Мама сказала, что не в состоянии ехать в институт за его зарплатой, и попросила написать доверенность на имя Марии Николаевны, что и было сделано. Около шести часов утра все формальности закончились и отцу предложили собираться. Мама подняла с пола пару белья, мыло, зубную щетку и пасту. Все это было уложено в маленький фанерный чемоданчик. Отец надел кашне и свое единственное кожаное черное пальто. Они обнялись с мамой и попрощались. Последними его словами были: «Ты же знаешь, что я не виноват». Она пошла вместе с ним к двери, но дальше ее не пустили, заявив: «Не положено». В окно лестничной клетки она видела, что во дворе стояла машина, в которую его посадили и увезли.

Мама рассказывала мне, что, оставшись одна, даже не могла плакать, а только громко стонала. Случайно посмотрев в зеркало, она не узнала себя и ей стал понятен смысл фразы, сказанной отцом.

Немного успокоившись, она позвонила на Октябрьскую. Мария Николаевна и через много лет помнила совершенно чужой, незнакомый голос моей мамы, которая сказала: «Приезжайте, Сергея больше нет», - и повесила трубку. В ту минуту Мария Николаевна забыла и про неприятности у сына на работе, и про все переживания и страх ожидания его ареста, забыла все это и почему-то решила, что он застрелился, что уже мертв.
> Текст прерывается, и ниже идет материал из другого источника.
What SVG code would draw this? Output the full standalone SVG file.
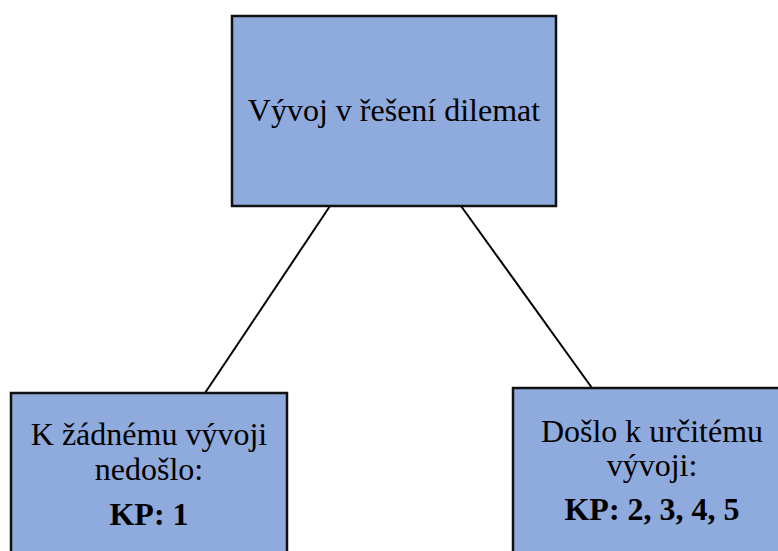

Моментально собравшись, они с Григорием Михайловичем выбежали на улицу, поймали такси и помчались на Конюшковскую. Расплачиваясь с таксистом, Мария Николаевна дала ему лишние деньги и попросила подождать десять минут, пока они не узнают, что случилось. Где-то в глубине души теплилась надежда, что, может быть, сын только ранен и нужно будет привезти доктора. Таксист обещал подождать, а Мария Николаевна и Григорий Михайлович бегом поднялись на шестой этаж. Когда мама открыла дверь, перед ними предстала жуткая картина: все было перевернуто вверх дном. Даже из шкафчика с лекарствами, стоявшего на кухне, выбросили на пол вату, бинты, пилюли, какие-то бутылочки. Первое, что вырвалось у Марии Николаевны: «Жив?» - «Да, жив, но арестован и его увезли», - последовал ответ. У нее отлегло от сердца, и она невольно сказала: «Слава богу». Мама вначале даже опешила: как можно благодарить бога, когда случилась такая катастрофа. - «Вы что, с ума сошли или не поняли? Его нет, он арестован», - еще раз произнесла она. - «Я все поняла. Он арестован, но жив, значит мы будем бороться», -сказала Мария Николаевна. Когда эти слова, так поразившие тогда мою маму, дошли до сознания, ей стало ясно, что не все потеряно, что есть еще шанс на спасение. Пусть призрачный, но есть! И вскоре стало ясно, что слова бабушки не разойдутся с делом: трезво оценив произошедшее, будучи мудрым и сильным человеком, она сразу же бросилась спасать своего единственного сына. А тогда, утром 28 июня 1938 г., она молча ходила по квартире, с ужасом осматривая следы ночного погрома. Вместе с мамой они подняли с пола вещи и кое-как растолкали их по разным местам. Потом мама поехала на Лубянку. Из здания НКВД ее направили в приемную на Кузнецком мосту. На вопрос о причине ареста мужа последовал ответ: «Следствие разберется».